The demand for natural versions of popular flavorings is exploding, and bacon dithiazine is just one of dozens of specialty chemicals that can be produced from organic waste. Blue Marble Biomaterials, as the leader of this niche industry, has developed methods for using waste from the food, agricultural, forestry, and beverage industries to produce a wide range of commercially valuable natural chemicals. These chemicals include esters, carboxylic acids, thioesters, and sulfur compounds.

So how is Blue Marble shaking things up?

They’re partnering with companies to help them generate additional revenue by repurposing the business’s existing organic waste. Here are the top three advantages of these partnerships:

  • The products can be fully sourced: Chemicals are found in over 95% of the products we use on a daily basis. Before companies like Blue Marble Biomaterials came along, manufacturers had to resort to chemicals derived from crude oil–or “petro-chemicals”. In recent years, consumers have begun rejecting these artificial chemicals as potentially dangerous to their health, which has led food manufacturers to work consciously to eliminate artificial ingredients so they can be proud to share with consumers what’s in the foods they’re eating.

Natural chemicals are an ideal alternative to artificial ones, as the ingredients used to make natural versions of chemicals like bacon dithiazine can be sourced back to plant materials. Which one do you think consumers prefer?

  • The products are made using green chemistry processes: “Green chemistry” refers to the ability to carry out manufacturing processes without generating hazardous byproducts and impacting the environment. Big chemical manufacturers like Dow Chemical cannot meet green chemistry standards as they use petroleum as their starting material, but biochemicals produced from organic waste easily exceed these standards. In fact, the production process is a fully carbon-neutral one, meaning there’s no negative environmental impact at all. Businesses can and should be proud to say they abide by green chemistry manufacturing principles in converting their waste into resources.
  • These products have real commercial value: Businesses spend considerable time and resources installing energy-efficient equipment and appliances, trying to use fewer paper products, recycling as much as possible, incentivizing employee carpools, and so forth. But if your business produces organic waste, you’re missing out on a huge opportunity that can actually make money. The market for specialty chemicals like all-natural bacon flavoring is exploding, and you can ride this wave and literally convert your trash into cash.

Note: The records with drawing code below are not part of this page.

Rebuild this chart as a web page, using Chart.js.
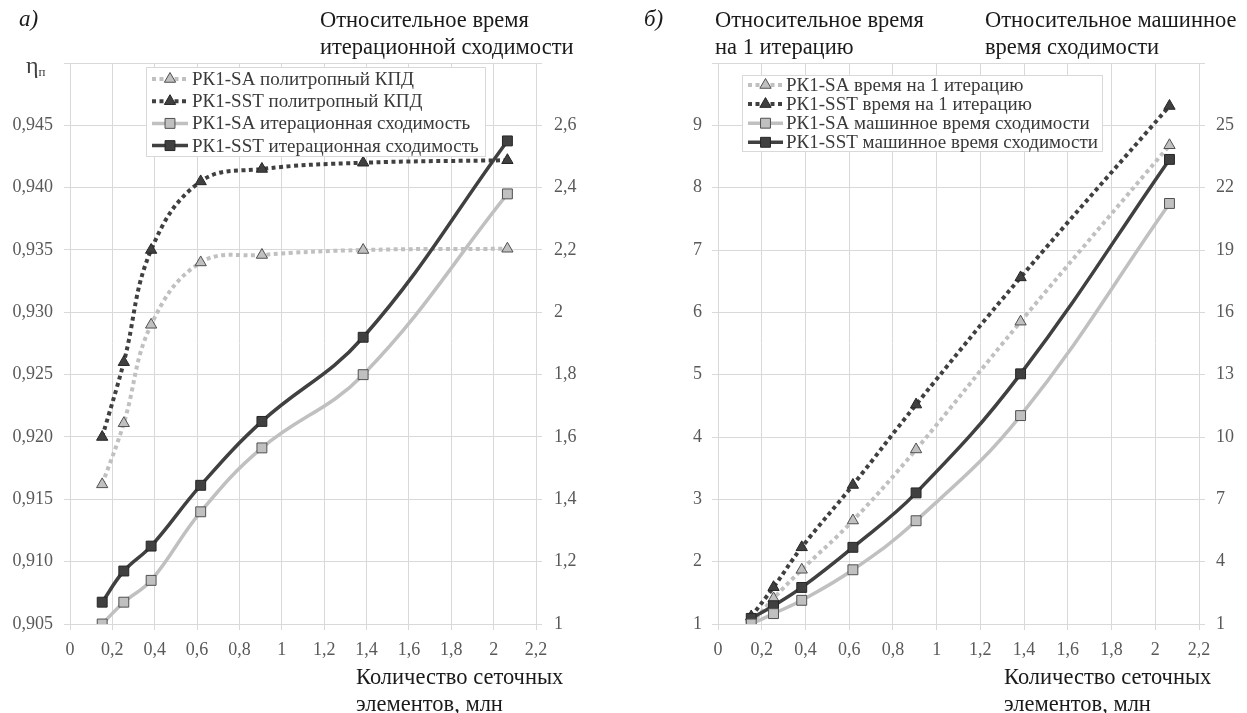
<!DOCTYPE html>
<html>
<head>
<meta charset="utf-8">
<script src="https://cdn.jsdelivr.net/npm/chart.js@4.4.1/dist/chart.umd.min.js"></script>
<style>
  html, body { margin: 0; padding: 0; background: #fff; }
  body { width: 1247px; height: 713px; position: relative; overflow: hidden; font-family: "Liberation Serif", serif; color: #1a1a1a; }
  .cv { position: absolute; top: 0; }
  .t { position: absolute; font-size: 22.5px; line-height: 27px; white-space: nowrap; }
  .lab { position: absolute; font-size: 23px; font-style: italic; }
  .eta { position: absolute; font-size: 24px; color: #404040; }
  .eta sub { font-size: 13px; vertical-align: -3px; }
</style>
</head>
<body>
<canvas id="chartA" class="cv" width="620" height="713" style="left:0"></canvas>
<canvas id="chartB" class="cv" width="627" height="713" style="left:620px"></canvas>

<div class="lab" style="left:19px;top:6px">а)</div>
<div class="t" style="left:320px;top:6px">Относительное время<br>итерационной сходимости</div>
<div class="eta" style="left:26px;top:52px">η<sub>п</sub></div>
<div class="t" style="left:356px;top:663px">Количество сеточных<br>элементов, млн</div>

<div class="lab" style="left:644px;top:6px">б)</div>
<div class="t" style="left:715px;top:6px">Относительное время<br>на 1 итерацию</div>
<div class="t" style="left:985px;top:6px">Относительное машинное<br>время сходимости</div>
<div class="t" style="left:1004px;top:663px">Количество сеточных<br>элементов, млн</div>

<script>
// ---------- data ----------
const meshSizes = [0.152, 0.254, 0.383, 0.617, 0.906, 1.384, 2.065];

// chart а)
const aSaEta    = [0.9162, 0.9211, 0.9290, 0.9340, 0.9346, 0.9350, 0.9351];
const aSstEta   = [0.9200, 0.9260, 0.9350, 0.9405, 0.9415, 0.9420, 0.9422];
const aSaConv   = [1.00, 1.07, 1.14, 1.36, 1.565, 1.80, 2.38];
const aSstConv  = [1.07, 1.17, 1.25, 1.445, 1.65, 1.92, 2.55];
const aLabels = [
  'РК1-SA политропный КПД',
  'РК1-SST политропный КПД',
  'РК1-SA итерационная сходимость',
  'РК1-SST итерационная сходимость'
];

// chart б)
const bSaIter   = [1.00, 1.41, 1.87, 2.66, 3.80, 5.85, 8.68];
const bSstIter  = [1.12, 1.59, 2.23, 3.23, 4.52, 6.56, 9.31];
const bSaMach   = [1.00, 1.50, 2.14, 3.61, 5.97, 11.03, 21.24];
const bSstMach  = [1.27, 1.88, 2.76, 4.69, 7.31, 13.04, 23.36];
const bLabels = [
  'РК1-SA время на 1 итерацию',
  'РК1-SST время на 1 итерацию',
  'РК1-SA машинное время сходимости',
  'РК1-SST машинное время сходимости'
];

// ticks
const xTicks = [0, 0.2, 0.4, 0.6, 0.8, 1, 1.2, 1.4, 1.6, 1.8, 2, 2.2];
const xTickLabels = ['0', '0,2', '0,4', '0,6', '0,8', '1', '1,2', '1,4', '1,6', '1,8', '2', '2,2'];
const aLeftTicks = [0.905, 0.910, 0.915, 0.920, 0.925, 0.930, 0.935, 0.940, 0.945, 0.950];
const aLeftTickLabels = ['0,905', '0,910', '0,915', '0,920', '0,925', '0,930', '0,935', '0,940', '0,945', ''];
const aRightTicks = [1, 1.2, 1.4, 1.6, 1.8, 2, 2.2, 2.4, 2.6, 2.8];
const aRightTickLabels = ['1', '1,2', '1,4', '1,6', '1,8', '2', '2,2', '2,4', '2,6', ''];
const bLeftTicks = [1, 2, 3, 4, 5, 6, 7, 8, 9, 10];
const bLeftTickLabels = ['1', '2', '3', '4', '5', '6', '7', '8', '9', ''];
const bRightTicks = [1, 4, 7, 10, 13, 16, 19, 22, 25, 28];
const bRightTickLabels = ['1', '4', '7', '10', '13', '16', '19', '22', '25', ''];

// ---------- styles ----------
const LIGHT = '#c0c0c0';
const DARK = '#404040';
const GRID = '#d9d9d9';
const TICKC = '#595959';
const FONT = 'Liberation Serif';

function pts(arr) { return meshSizes.map((x, i) => ({ x: x, y: arr[i] })); }

function dotted(label, arr, color, fill, border, axis) {
  return {
    label, data: pts(arr), yAxisID: axis, order: 2,
    borderColor: color, borderWidth: 4, borderDash: [4, 3.5], tension: 0.4,
    pointStyle: 'triangle', pointRadius: 6.5, pointBackgroundColor: fill,
    pointBorderColor: border, pointBorderWidth: 1, fill: false
  };
}
function solid(label, arr, color, fill, border, axis) {
  return {
    label, data: pts(arr), yAxisID: axis, order: 1,
    borderColor: color, borderWidth: 3.5, tension: 0.4,
    pointStyle: 'rect', pointRadius: 7, pointBackgroundColor: fill,
    pointBorderColor: border, pointBorderWidth: 1, fill: false
  };
}

const boxLegend = {
  id: 'boxLegend',
  afterDraw(chart, args, o) {
    const ctx = chart.ctx;
    ctx.save();
    ctx.fillStyle = '#fff';
    ctx.fillRect(o.x, o.y, o.w, o.h);
    ctx.strokeStyle = GRID;
    ctx.lineWidth = 1;
    ctx.strokeRect(o.x + 0.5, o.y + 0.5, o.w, o.h);
    ctx.font = o.fontSize + 'px "' + FONT + '"';
    ctx.textBaseline = 'middle';
    chart.data.datasets.forEach((ds, i) => {
      const y = o.y + o.first + i * o.rowH;
      ctx.setLineDash(ds.borderDash || []);
      ctx.strokeStyle = ds.borderColor;
      ctx.lineWidth = ds.borderWidth;
      ctx.beginPath();
      ctx.moveTo(o.x + o.s0, y);
      ctx.lineTo(o.x + o.s1, y);
      ctx.stroke();
      ctx.setLineDash([]);
      ctx.fillStyle = ds.pointBackgroundColor;
      ctx.strokeStyle = ds.pointBorderColor;
      ctx.lineWidth = 1;
      Chart.helpers.drawPoint(ctx, { pointStyle: ds.pointStyle, radius: ds.pointRadius, borderWidth: 1, rotation: 0 },
        o.x + (o.s0 + o.s1) / 2, y);
      ctx.fillStyle = '#3a3a3a';
      ctx.fillText(ds.label, o.x + o.tx, y + 1);
    });
    ctx.restore();
  }
};

function axisY(pos, ticks, labels, width, pad, gridOn) {
  return {
    type: 'linear', position: pos,
    min: ticks[0], max: ticks[ticks.length - 1],
    afterBuildTicks: s => { s.ticks = ticks.map(v => ({ value: v })); },
    afterFit: s => { s.width = width; },
    grid: { color: GRID, lineWidth: 1, tickLength: 6, drawOnChartArea: gridOn, tickColor: GRID },
    border: { color: GRID, width: 1 },
    ticks: { padding: pad, color: TICKC, font: { family: FONT, size: 18 },
      callback: (v, i) => labels[i] }
  };
}
function axisX(height) {
  return {
    type: 'linear', position: 'bottom',
    min: xTicks[0], max: xTicks[xTicks.length - 1],
    afterBuildTicks: s => { s.ticks = xTicks.map(v => ({ value: v })); },
    afterFit: s => { s.height = height; },
    grid: { color: GRID, lineWidth: 1, tickLength: 6, tickColor: GRID },
    border: { color: GRID, width: 1 },
    ticks: { padding: 9, color: TICKC, font: { family: FONT, size: 18 }, maxRotation: 0, autoSkip: false,
      callback: (v, i) => xTickLabels[i] }
  };
}

new Chart(document.getElementById('chartA'), {
  type: 'line',
  data: {
    datasets: [
      dotted(aLabels[0], aSaEta, LIGHT, LIGHT, '#505050', 'yL'),
      dotted(aLabels[1], aSstEta, DARK, DARK, '#262626', 'yL'),
      solid(aLabels[2], aSaConv, LIGHT, LIGHT, '#505050', 'yR'),
      solid(aLabels[3], aSstConv, DARK, DARK, '#262626', 'yR')
    ]
  },
  options: {
    responsive: false, animation: false,
    layout: { padding: { top: 63, bottom: 49, left: 0, right: 0 } },
    plugins: {
      legend: { display: false }, tooltip: { enabled: false },
      boxLegend: { x: 146, y: 67, w: 339, h: 89, first: 12, rowH: 22.2, s0: 6, s1: 42, tx: 46, fontSize: 19 }
    },
    scales: {
      x: axisX(40),
      yL: axisY('left', aLeftTicks, aLeftTickLabels, 70, 11, true),
      yR: axisY('right', aRightTicks, aRightTickLabels, 84, 12, false)
    }
  },
  plugins: [boxLegend]
});

new Chart(document.getElementById('chartB'), {
  type: 'line',
  data: {
    datasets: [
      dotted(bLabels[0], bSaIter, LIGHT, LIGHT, '#505050', 'yL'),
      dotted(bLabels[1], bSstIter, DARK, DARK, '#262626', 'yL'),
      solid(bLabels[2], bSaMach, LIGHT, LIGHT, '#505050', 'yR'),
      solid(bLabels[3], bSstMach, DARK, DARK, '#262626', 'yR')
    ]
  },
  options: {
    responsive: false, animation: false,
    layout: { padding: { top: 63, bottom: 49, left: 0, right: 0 } },
    plugins: {
      legend: { display: false }, tooltip: { enabled: false },
      boxLegend: { x: 122, y: 75, w: 360, h: 76, first: 10, rowH: 19.1, s0: 6, s1: 41, tx: 44, fontSize: 19 }
    },
    scales: {
      x: axisX(40),
      yL: axisY('left', bLeftTicks, bLeftTickLabels, 98, 10, true),
      yR: axisY('right', bRightTicks, bRightTickLabels, 48, 11, false)
    }
  },
  plugins: [boxLegend]
});
</script>
</body>
</html>
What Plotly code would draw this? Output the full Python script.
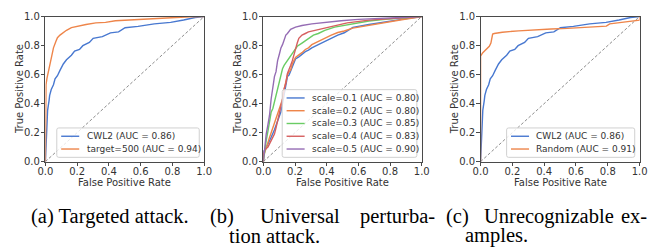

With thousands of chemical agents used to flavor our foods, it’s just a matter of time before biotech companies like Blue Marble Biomaterials develop all-natural alternative versions of more and more of them. The environmental and economic factors that are driving this innovation are strong.

Consumers want products that can be fully sourced back to natural raw materials and they want to know that their products are manufactured using environmentally sustainable processes.